Elles sont ainsi obligées d'examiner l'offre et de décider si celle-ci est dans l'intérêt de tous les actionnaires, de la direction, des employés, des clients, des créditeurs, des fournisseurs et si elle est favorable à l'environnement.

Ce modèle est différent de ceux en vigueur aux Etats-Unis ou en Grande-Bretagne, "où la seule responsabilité du conseil d'administration repose sur les actionnaires", assure Martijn Kesler, un avocat spécialisé dans le droit des affaires à Amsterdam.

Le gouvernement néerlandais avait introduit une proposition de loi récemment qui lui donnerait le pouvoir de bloquer ou d'annuler les acquisitions de sociétés dans le secteur des télécoms, au nom de la "sécurité nationale". La Haye avait également annoncé réfléchir à d'autres secteurs.

La culture au sein d'Unilever, qui se présente comme un défenseur de l'environnement, est différente de celle de Kraft Heinz, et de son grand actionnaire le fonds 3G, assurent les experts, ajoutant que le fonds brésilien est connu pour son "approche brutale" quand il est question de coûts et d'emplois.

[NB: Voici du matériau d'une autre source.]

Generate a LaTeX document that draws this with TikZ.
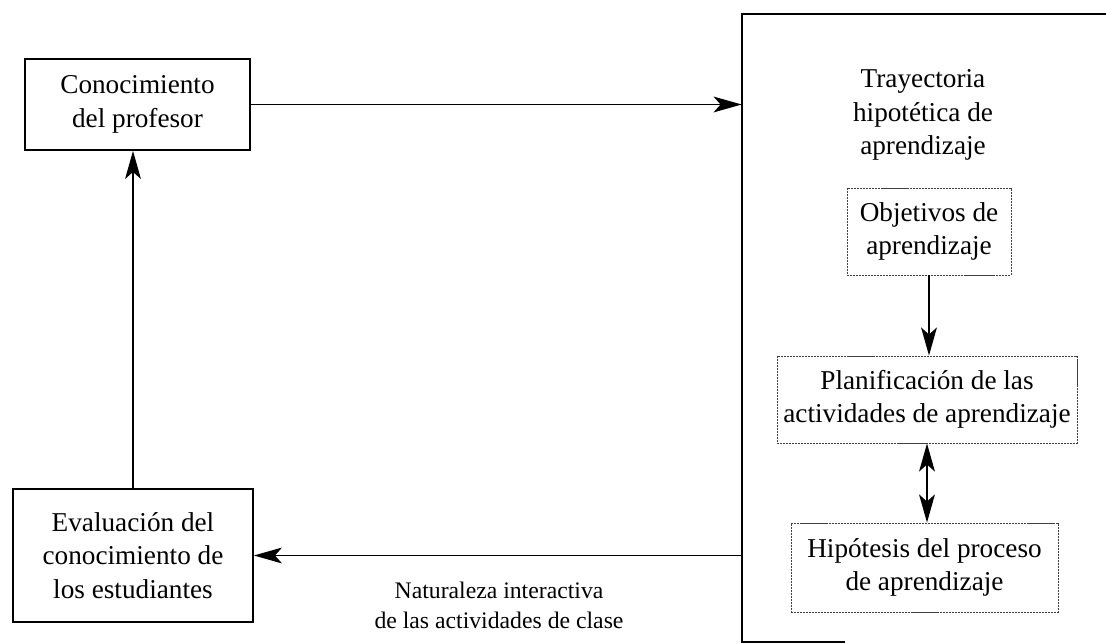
\documentclass[tikz,border=0pt]{standalone}
\usepackage{fontspec}
\setmainfont{Liberation Serif}
\usepackage{tikz}
\usetikzlibrary{arrows.meta}

\begin{document}
\begin{tikzpicture}[x=0.02cm,y=-0.02cm,
    box/.style={draw, line width=1pt, inner sep=0pt, align=center,
        font=\fontsize{15.5}{19}\selectfont},
    dbox/.style={box, draw=black!75, line width=0.5pt,
        dash pattern=on 1.2pt off 0.5pt},
    arr/.style={line width=1pt, -{Stealth[length=16pt,width=9pt,inset=4pt]}},
    darr/.style={line width=1pt,
        {Stealth[length=16pt,width=9pt,inset=4pt]}-{Stealth[length=16pt,width=9pt,inset=4pt]}}]

            \useasboundingbox (0,0) rectangle (1106,644);

            % left column
            \node [box, minimum width=4.5cm, minimum height=1.82cm]
                (prof) at (137.5,104.5) {Conocimiento\\del profesor};
            \node [box, minimum width=4.8cm, minimum height=2.66cm]
                (eval) at (133,555.5) {Evaluación del\\conocimiento de\\los estudiantes};

            % hypothetical learning trajectory
            \node [inner sep=0pt, minimum width=7.28cm, minimum height=12.56cm]
                (hlt) at (924,328) {};
            \draw [line width=1pt] (hlt.north east) -- (hlt.north west)
                -- (hlt.south west) -- ++(103,0);
            \node [align=center, font=\fontsize{15.5}{19}\selectfont]
                (tray) at (923,115) {Trayectoria\\hipotética de\\aprendizaje};
            \node [dbox, minimum width=3.28cm, minimum height=1.74cm]
                (obj) at (929,231.5) {Objetivos de\\aprendizaje};
            \node [dbox, minimum width=6cm, minimum height=1.74cm]
                (plan) at (927,399.5) {Planificación de las\\actividades de aprendizaje};
            \node [dbox, minimum width=5.34cm, minimum height=1.78cm]
                (hip) at (924.5,567.5) {Hipótesis del proceso\\de aprendizaje};

            \draw [arr] (prof.east) -- (prof.east -| hlt.west);
            \draw [arr] (eval.north) -- (eval.north |- prof.south);
            \draw [arr] (obj.south) -- (obj.south |- plan.north);
            \draw [darr] (plan.south) -- (plan.south |- hip.north);
            \draw [arr] (eval.east -| hlt.west) -- (eval.east);

            \node [align=center, font=\fontsize{13.5}{17}\selectfont]
                (nat) at (499,605) {Naturaleza interactiva\\de las actividades de clase};
        \end{tikzpicture}
\end{document}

"Le résultat net est l'aspect le plus important pour les propriétaires de Kraft Heinz", assure Joost van Beek, de la banque d'investissements Theodoor Gilissen.

"Si l'offre avait été acceptée, je crois que des milliers d'emplois néerlandais auraient été perdus", a-t-il ajouté.

"PILULE EMPOISONNÉE"

L'une des mesures les plus célèbres, et celle à laquelle KPN a eu recours, est la "pilule empoisonnée". Une fondation officiellement indépendante, mais liée au groupe ciblé, peut exercer un droit d'option et acheter soudainement de nouvelles actions lui allouant plus de 50% des parts.

"Il s'agit d'une construction très puissante car les administrateurs de la fondation sont proches de la direction du groupe", assure Martijn Kesler.

"Je ne serai pas surpris si Unilever a des mesures similaires en place pour le protéger de toute tentative", a-t-il ajouté, soulignant néanmoins que l'offre avait montré que le groupe reste vulnérable.

"Cela va peut-être le forcer à retrouver la forme, être plus efficace et à rester vigilant", assure M. Roosenboom.

"C'est probablement le meilleur moyen pour que les actionnaires soient heureux et s'assurer de ne plus recevoir ce genre d'attentions", a-t-il ajouté.